The Homeland Security Department announced today that the president’s budget, scheduled for release Monday, will include $12.14 billion for border security and immigration and enforcement efforts. But the details on IT are sparse.

According to the press release, $775 million will go toward secure border fencing, infrastructure and technology contributing to the Secure Border Initiative, or SBI, and $100 million will support the expanded use of E-Verify, DHS’ automated system employers use to confirm the employment eligibility of new hires. The department expects E-Verify participation to increase from about 50,000 employers now to more than 100,000 this year, and 300,000 in fiscal year 2009, according to the release.

DHS also announced that $442.4 million will go toward additional border patrol agents, $3 billion to enforcement activities by the Immigration and Customs Enforcement, and $1.8 billion to additional detention beds.

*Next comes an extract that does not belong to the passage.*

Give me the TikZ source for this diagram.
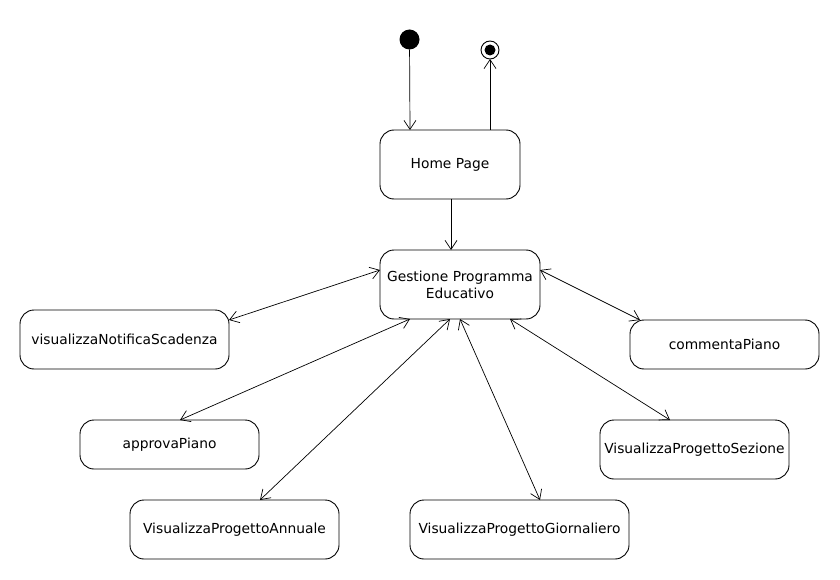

DHS officials gave no specifics of what those budget allocations will involve and whether any funds will go toward supporting IT efforts, but that doesn’t mean industry can’t provide some guesses. Ray Bjorklund, senior vice president and chief knowledge officer at FedSources, a federal research and marketing firm in McLean, Va., chimed in on the percent of funds he expects to go toward IT products and services:

  • $775 million for secure border fencing, infrastructure and technology under SBI in fiscal 2009: 5 percent
  • $442.4 million for additional border patrol agents: 0 percent
  • $3 billion for enforcement activities: 2 percent
  • $1.8 billion for ICE custody operations: 0 percent
  • $100 million for E-Verify: 50 percent

Will the overall budget bring far bigger numbers for DHS IT efforts? One can only hope.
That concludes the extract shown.